Unlike in the past few weeks, there isn't much trouble getting to the checkpoint. Team Six Pack leapfrog each other on the way, putting their usually-strong alliance to the test. At the Chateau, it's Dave and Mary who show up last. But wait! Phil comes with the "non-elimination," and they'll compete next week. It's the second time Team Kentucky has been "marked for elimination."

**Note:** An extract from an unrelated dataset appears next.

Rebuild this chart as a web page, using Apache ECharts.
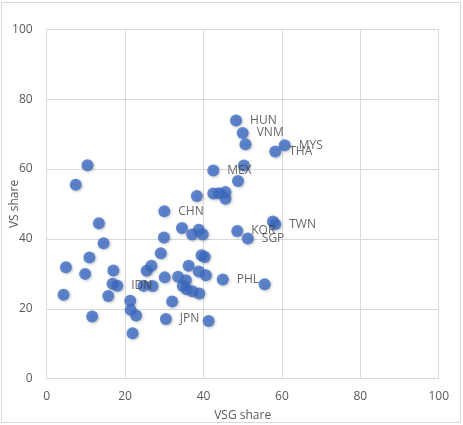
<!DOCTYPE html>
<html>
<head>
<meta charset="utf-8">
<script src="https://cdn.jsdelivr.net/npm/echarts@6/dist/echarts.min.js"></script>
<style>
  html, body { margin: 0; padding: 0; background: #fff; }
  #chart { width: 463px; height: 425px; }
</style>
</head>
<body>
<div id="chart"></div>
<script>
// VSG share (x) and VS share (y), one entry per country
const vsgShare = [
  48.3, 50.0, 50.7, 60.7, 58.3, 50.3, 42.5, 48.8, 10.4, 7.4,
  38.3, 42.5, 44.0, 45.6, 45.6, 30.0, 13.3, 14.5, 34.5, 37.1,
  38.8, 39.8, 29.9, 48.6, 51.3, 57.7, 58.3, 29.1, 39.5, 40.3,
  10.9, 4.9, 9.8, 17.0, 25.5, 26.7, 36.2, 38.8, 40.6, 30.1,
  33.5, 35.5, 44.9, 55.6, 16.8, 18.0, 24.7, 27.0, 34.7, 35.7,
  37.2, 38.9, 4.3, 15.7, 21.3, 32.0, 21.4, 22.8, 11.6, 30.4,
  41.3, 21.9
];
const vsShare = [
  73.9, 70.3, 67.1, 66.8, 65.0, 61.0, 59.6, 56.6, 61.1, 55.5,
  52.3, 53.0, 53.1, 53.4, 51.5, 47.9, 44.5, 38.8, 43.1, 41.3,
  42.6, 41.3, 40.4, 42.3, 40.1, 45.0, 44.2, 35.9, 35.3, 34.8,
  34.7, 31.9, 30.0, 31.0, 30.9, 32.3, 32.3, 30.7, 29.6, 29.0,
  29.2, 28.2, 28.4, 27.0, 27.2, 26.6, 26.6, 26.5, 26.5, 25.6,
  25.0, 24.4, 24.0, 23.7, 22.3, 22.1, 19.7, 18.1, 17.8, 17.1,
  16.5, 13.0
];
const countryLabels = [
  'HUN', 'VNM', '', 'MYS', 'THA', '', 'MEX', '', '', '',
  '', '', '', '', '', 'CHN', '', '', '', '',
  '', '', '', 'KOR', 'SGP', '', 'TWN', '', '', '',
  '', '', '', '', '', '', '', '', '', '',
  '', '', 'PHL', '', '', 'IDN', '', '', '', '',
  '', '', '', '', '', '', '', '', '', 'JPN',
  '', ''
];
const axisTicks = [0, 20, 40, 60, 80, 100];

const chart = echarts.init(document.getElementById('chart'));
const font = '"Open Sans", "Liberation Sans", sans-serif';

const points = vsgShare.map((x, i) => [x, vsShare[i], countryLabels[i]]);

chart.setOption({
  animation: false,
  textStyle: { fontFamily: font },
  graphic: [{
    type: 'rect',
    shape: { x: 1.5, y: 2.5, width: 459, height: 420 },
    style: { fill: 'none', stroke: '#d9d9d9', lineWidth: 1 },
    silent: true
  }],
  grid: {
    left: 46.7, right: 24.3, top: 29.3, bottom: 46.3,
    containLabel: false,
    outerBoundsMode: 'none'
  },
  xAxis: {
    type: 'value',
    min: axisTicks[0],
    max: axisTicks[axisTicks.length - 1],
    interval: 20,
    name: 'VSG share',
    nameLocation: 'middle',
    nameGap: 31,
    nameMoveOverlap: false,
    nameTextStyle: { color: '#595959', fontSize: 12, fontFamily: font },
    axisLine: { show: true, lineStyle: { color: '#d9d9d9' } },
    axisTick: { show: false },
    axisLabel: { color: '#595959', fontSize: 12, margin: 12, fontFamily: font },
    splitLine: { lineStyle: { color: '#d9d9d9' } }
  },
  yAxis: {
    type: 'value',
    min: axisTicks[0],
    max: axisTicks[axisTicks.length - 1],
    interval: 20,
    name: 'VS share',
    nameLocation: 'middle',
    nameGap: 26,
    nameMoveOverlap: false,
    nameTextStyle: { color: '#595959', fontSize: 12, fontFamily: font },
    axisLine: { show: false },
    axisTick: { show: false },
    axisLabel: { color: '#595959', fontSize: 12, margin: 14, fontFamily: font },
    splitLine: { lineStyle: { color: '#d9d9d9' } }
  },
  series: [{
    type: 'scatter',
    data: points,
    symbolSize: 12,
    itemStyle: {
      color: '#3d6dc6',
      shadowBlur: 3,
      shadowColor: 'rgba(0,0,0,0.3)',
      shadowOffsetX: 1,
      shadowOffsetY: 1
    },
    label: {
      show: true,
      position: 'right',
      distance: 8,
      color: '#404040',
      fontSize: 12,
      fontFamily: font,
      formatter: (p) => p.data[2]
    }
  }]
});
</script>
</body>
</html>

Best Bit of American Diplomacy:
Alabama and DuKa getting into it in front of a ticket agent. And James drinking the DuKa Kool Aid to get in on the sass, too, saying "You're trippin'...it's like idiot banter!".
The Scoreboard:
DuKa comes in first and win a pair of motorscooters. Phil let's them know the scooters have room for two, which leads DuKa to invite Phil on a date. The Kiwi heartthrob has nothing to say but "umm." Way to go with the safe, wife-friendly answer, P, thought it looked like a bit of reality editing, didn't it? Wonder what Phil really said. We know these reality hosts have a habit of hooking up with the contestants. As the last team to arrive at the pit stop, Dave and Mary are spared elimination (again!) but have to come in first next week or face a 30-minute penalty. The Cho brothers are under big-time scrutiny, from James, Tyler and us for their Six Pack intentions--playing nice or setting themselves up for an easy win? Godwin says, "A bitter and cynical person might think we're keeping them around because they're quote-unquote weaker than the other teams." Oh. Well, paint us bitter and cynical, boys!
Coming Next Week:
We find out if Mary can predict the future after saying "We've got an alliance to go to the final three." And one team gets forced to work with DuKa in the race's first Intersection.